SUPPLIED RECORDS
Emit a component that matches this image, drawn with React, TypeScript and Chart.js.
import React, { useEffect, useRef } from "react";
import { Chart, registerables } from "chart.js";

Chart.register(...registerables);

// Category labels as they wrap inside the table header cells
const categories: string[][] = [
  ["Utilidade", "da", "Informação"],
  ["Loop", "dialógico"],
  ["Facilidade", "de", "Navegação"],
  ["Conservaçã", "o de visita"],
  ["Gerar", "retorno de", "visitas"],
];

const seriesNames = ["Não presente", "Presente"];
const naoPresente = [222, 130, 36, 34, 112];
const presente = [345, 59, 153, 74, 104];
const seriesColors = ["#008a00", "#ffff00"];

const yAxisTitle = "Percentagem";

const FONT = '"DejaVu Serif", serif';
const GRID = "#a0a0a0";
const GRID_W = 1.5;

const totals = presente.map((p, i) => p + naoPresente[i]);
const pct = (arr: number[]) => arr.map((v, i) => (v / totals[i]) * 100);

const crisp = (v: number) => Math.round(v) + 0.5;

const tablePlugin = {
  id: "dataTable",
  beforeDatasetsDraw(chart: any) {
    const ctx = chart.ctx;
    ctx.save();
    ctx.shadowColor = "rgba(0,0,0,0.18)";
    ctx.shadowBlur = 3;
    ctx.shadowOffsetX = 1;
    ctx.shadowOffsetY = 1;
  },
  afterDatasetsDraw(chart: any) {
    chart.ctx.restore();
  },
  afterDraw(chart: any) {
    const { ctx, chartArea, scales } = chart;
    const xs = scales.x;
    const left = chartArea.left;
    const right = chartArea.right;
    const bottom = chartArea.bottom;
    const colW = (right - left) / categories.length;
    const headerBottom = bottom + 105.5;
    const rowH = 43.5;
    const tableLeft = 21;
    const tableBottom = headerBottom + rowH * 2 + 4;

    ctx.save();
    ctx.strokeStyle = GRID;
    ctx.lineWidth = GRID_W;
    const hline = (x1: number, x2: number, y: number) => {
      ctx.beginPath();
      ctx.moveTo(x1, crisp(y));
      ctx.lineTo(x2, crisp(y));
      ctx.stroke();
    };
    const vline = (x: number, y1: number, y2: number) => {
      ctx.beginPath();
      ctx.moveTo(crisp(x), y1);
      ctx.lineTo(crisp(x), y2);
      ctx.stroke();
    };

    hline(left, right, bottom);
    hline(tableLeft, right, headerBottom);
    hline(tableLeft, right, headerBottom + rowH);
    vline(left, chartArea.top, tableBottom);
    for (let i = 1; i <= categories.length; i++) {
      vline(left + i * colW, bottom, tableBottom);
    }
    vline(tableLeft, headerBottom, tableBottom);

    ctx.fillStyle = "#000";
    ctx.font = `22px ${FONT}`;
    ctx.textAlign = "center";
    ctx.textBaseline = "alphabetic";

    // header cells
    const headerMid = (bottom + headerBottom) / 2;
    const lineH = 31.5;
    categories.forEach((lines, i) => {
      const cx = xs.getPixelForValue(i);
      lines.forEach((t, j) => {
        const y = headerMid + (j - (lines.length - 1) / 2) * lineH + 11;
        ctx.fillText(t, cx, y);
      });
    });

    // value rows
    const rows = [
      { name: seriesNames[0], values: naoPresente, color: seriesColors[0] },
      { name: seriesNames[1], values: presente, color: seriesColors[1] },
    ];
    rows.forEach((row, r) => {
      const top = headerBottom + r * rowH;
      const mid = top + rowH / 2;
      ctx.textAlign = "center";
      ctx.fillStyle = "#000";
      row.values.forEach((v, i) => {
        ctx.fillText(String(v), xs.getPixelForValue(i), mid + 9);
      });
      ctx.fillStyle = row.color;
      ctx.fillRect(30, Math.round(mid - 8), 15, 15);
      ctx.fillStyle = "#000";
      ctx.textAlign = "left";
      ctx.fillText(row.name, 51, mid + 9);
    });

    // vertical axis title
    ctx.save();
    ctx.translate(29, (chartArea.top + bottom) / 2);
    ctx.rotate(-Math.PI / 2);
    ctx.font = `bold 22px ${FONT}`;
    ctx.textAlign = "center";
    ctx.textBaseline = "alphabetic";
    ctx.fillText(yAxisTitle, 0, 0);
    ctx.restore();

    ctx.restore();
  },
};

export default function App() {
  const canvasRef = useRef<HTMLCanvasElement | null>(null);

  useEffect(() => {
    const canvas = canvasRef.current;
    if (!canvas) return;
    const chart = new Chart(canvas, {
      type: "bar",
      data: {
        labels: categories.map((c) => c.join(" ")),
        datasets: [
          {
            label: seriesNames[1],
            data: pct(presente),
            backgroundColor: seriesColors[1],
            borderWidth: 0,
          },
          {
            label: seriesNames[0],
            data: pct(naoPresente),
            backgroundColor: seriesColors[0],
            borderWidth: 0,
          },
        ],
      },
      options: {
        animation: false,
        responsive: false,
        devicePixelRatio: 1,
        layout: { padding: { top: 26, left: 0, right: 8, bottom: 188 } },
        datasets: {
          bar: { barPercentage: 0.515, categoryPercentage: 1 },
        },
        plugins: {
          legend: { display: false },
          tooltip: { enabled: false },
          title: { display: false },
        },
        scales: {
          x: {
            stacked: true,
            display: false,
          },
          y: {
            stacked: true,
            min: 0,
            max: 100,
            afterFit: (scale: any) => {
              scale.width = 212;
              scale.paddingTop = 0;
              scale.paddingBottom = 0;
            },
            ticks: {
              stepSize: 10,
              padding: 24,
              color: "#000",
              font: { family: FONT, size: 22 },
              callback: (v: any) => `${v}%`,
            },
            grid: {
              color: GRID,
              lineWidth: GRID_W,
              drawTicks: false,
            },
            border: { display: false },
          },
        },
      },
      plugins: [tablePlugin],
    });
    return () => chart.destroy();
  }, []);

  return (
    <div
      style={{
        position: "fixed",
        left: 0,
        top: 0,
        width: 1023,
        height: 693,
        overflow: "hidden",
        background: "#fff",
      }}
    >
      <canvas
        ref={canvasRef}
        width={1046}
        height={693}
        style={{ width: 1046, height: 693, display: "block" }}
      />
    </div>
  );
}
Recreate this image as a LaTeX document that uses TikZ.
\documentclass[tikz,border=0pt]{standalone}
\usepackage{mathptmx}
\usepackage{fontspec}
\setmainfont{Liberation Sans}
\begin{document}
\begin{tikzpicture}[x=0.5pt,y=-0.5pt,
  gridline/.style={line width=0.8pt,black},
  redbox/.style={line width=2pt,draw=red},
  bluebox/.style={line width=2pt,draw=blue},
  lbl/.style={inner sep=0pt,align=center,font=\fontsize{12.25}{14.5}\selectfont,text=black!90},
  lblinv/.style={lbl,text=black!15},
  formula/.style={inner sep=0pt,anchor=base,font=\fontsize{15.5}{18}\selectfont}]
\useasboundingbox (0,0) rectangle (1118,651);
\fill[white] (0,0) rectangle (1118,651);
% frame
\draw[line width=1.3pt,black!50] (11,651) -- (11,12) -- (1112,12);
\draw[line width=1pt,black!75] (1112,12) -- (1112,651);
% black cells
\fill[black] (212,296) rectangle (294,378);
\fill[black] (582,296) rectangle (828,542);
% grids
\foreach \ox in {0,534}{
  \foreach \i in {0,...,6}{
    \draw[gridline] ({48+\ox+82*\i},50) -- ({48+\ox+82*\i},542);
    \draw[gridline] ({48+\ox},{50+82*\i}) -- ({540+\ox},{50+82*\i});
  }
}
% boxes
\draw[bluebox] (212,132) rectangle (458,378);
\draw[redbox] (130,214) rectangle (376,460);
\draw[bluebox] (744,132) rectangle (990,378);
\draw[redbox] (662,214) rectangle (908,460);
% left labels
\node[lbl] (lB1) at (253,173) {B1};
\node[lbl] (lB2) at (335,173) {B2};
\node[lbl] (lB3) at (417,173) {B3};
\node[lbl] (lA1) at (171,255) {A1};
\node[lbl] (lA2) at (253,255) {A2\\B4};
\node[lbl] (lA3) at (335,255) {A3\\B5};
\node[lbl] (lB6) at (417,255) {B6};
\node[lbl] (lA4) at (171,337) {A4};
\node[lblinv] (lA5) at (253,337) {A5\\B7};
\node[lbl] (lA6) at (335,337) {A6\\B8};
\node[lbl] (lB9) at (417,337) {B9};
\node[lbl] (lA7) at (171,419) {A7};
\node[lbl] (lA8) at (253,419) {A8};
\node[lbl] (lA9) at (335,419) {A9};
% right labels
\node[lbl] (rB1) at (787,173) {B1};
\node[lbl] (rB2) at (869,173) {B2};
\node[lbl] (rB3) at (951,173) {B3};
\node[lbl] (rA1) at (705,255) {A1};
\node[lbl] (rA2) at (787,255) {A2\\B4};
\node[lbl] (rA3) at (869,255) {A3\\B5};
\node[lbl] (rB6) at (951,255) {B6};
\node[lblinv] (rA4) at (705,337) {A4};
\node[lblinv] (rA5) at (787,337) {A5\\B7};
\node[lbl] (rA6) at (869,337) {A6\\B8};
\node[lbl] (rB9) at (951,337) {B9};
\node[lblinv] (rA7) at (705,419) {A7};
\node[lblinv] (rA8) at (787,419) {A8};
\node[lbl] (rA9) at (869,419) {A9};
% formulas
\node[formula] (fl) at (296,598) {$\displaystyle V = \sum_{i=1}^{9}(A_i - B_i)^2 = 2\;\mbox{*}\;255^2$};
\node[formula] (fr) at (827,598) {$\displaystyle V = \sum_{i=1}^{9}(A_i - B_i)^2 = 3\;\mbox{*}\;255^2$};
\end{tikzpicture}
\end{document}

WORK INSTRUCTIONS
Within the listing above, find every line containing the string "that" and return it.

SOLVED PROBLEM
Emit a component that matches this image, drawn with React, TypeScript and Chart.js.
Recreate this image as a LaTeX document that uses TikZ.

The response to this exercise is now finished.